Since the war erupted, China has refused to condemn Putin's actions -- or even describe the invasion as a "war".
Instead, as recently as last week Beijing called the partnership between the two "rock-solid".
In its public diplomacy, Beijing has sought to position itself as a neutral player, calling for peace negotiations and condemning NATO for militarily assisting Ukraine.
But US media reports, citing intelligence briefings, suggest Beijing may be ready to pull the Russian economy back from the brink of default and even meet Moscow's entreaties for weapons and logistical support for its struggling troops in Ukraine.
Analysts say Chinese President Xi Jinping's challenge is to pick a pathway through the sudden chaos unleashed on the international order by Putin's actions -- and ensure China comes out ahead of the United States.
Moscow has dangled the prospect of cheap oil and gas to its energy-hungry neighbour, while the West vows to unhook itself from Russian hydrocarbons.
"China is in it for self-interest, period," said Alexander Gabuev, senior fellow at the Carnegie Centre Moscow. "A weaker Russia is probably a Russia where you can do more that serves your interests, since you have more leverage."
But for all the chumminess between Xi and Putin, the two countries have a long history of mistrust.
"China's stance is not so much pro-Russia as anti-US," Gabuev said.
"Why would China even consider not to support Russia, or even worse, undermine [its] alliance with Russia?" asked Alexander Korolev, senior lecturer in politics and international relations at the University of New South Wales in Sydney, Australia.
"I think China is unlikely to change its position, and this will indicate a deeper divide of global geopolitics."
'No good for China'
Indications of China's next steps are being scoured out from the oblique comments of its diplomats.
On Tuesday, state media carried a message from Chinese Foreign Minister Wang Yi stating, "China is not a party to the crisis, still less wants to be affected by sanctions."
Already global commodity prices have surged -- especially of wheat and corn, which flows from the Russia and Ukraine breadbasket to China.
Chinese Ambassador to the United States Qin Gang Tuesday attempted "to explain fully and dispel any misunderstandings and rumours" about Beijing's stance on Ukraine in an opinion piece in the Washington Post.

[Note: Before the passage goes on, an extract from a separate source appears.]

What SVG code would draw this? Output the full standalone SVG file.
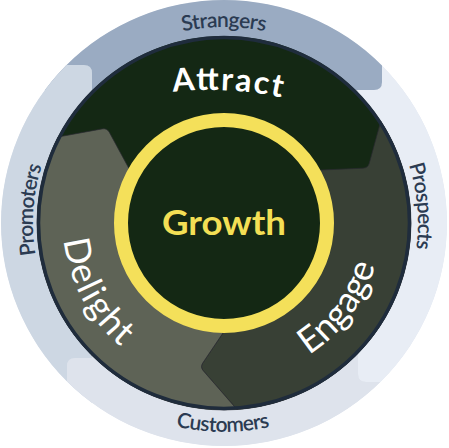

"As a staunch champion of justice, China decides its position on the basis of the merits of the issue," he wrote.
"On Ukraine, China's position is objective and impartial: The purposes and principles of the UN Charter must be fully observed; the sovereignty and territorial integrity of all countries, including Ukraine, must be respected; the legitimate security concerns of all countries must be taken seriously; and all efforts that are conducive to the peaceful settlement of the crisis must be supported."
"Conflict between Russia and Ukraine does no good for China," he said.
But rather than denounce Putin's unjust war, Qin appealed to Washington to "not support 'Taiwan independence' separatism in any form".
Linking Russia's invasion of Ukraine and China's position on Taiwan is "a mistake", he said.
"Ukraine is a sovereign state, while Taiwan is an inseparable part of China's territory."
Democratic Taiwan has watched the Ukraine situation closely as Beijing claims sovereignty over the island and vows to seize it one day -- by force if necessary.
Beijing has ramped up military, diplomatic and economic pressure on Taiwan since Taiwanese President Tsai Ing-wen came to power in 2016, as she rejects China's claim on the island. She was re-elected in 2020.
Putin just days before ordering troops to invade, said Ukraine was a "country created by Russia" and that it was wrong to let the Soviet Union fall apart and let Ukraine and the other Soviet republics go their own way.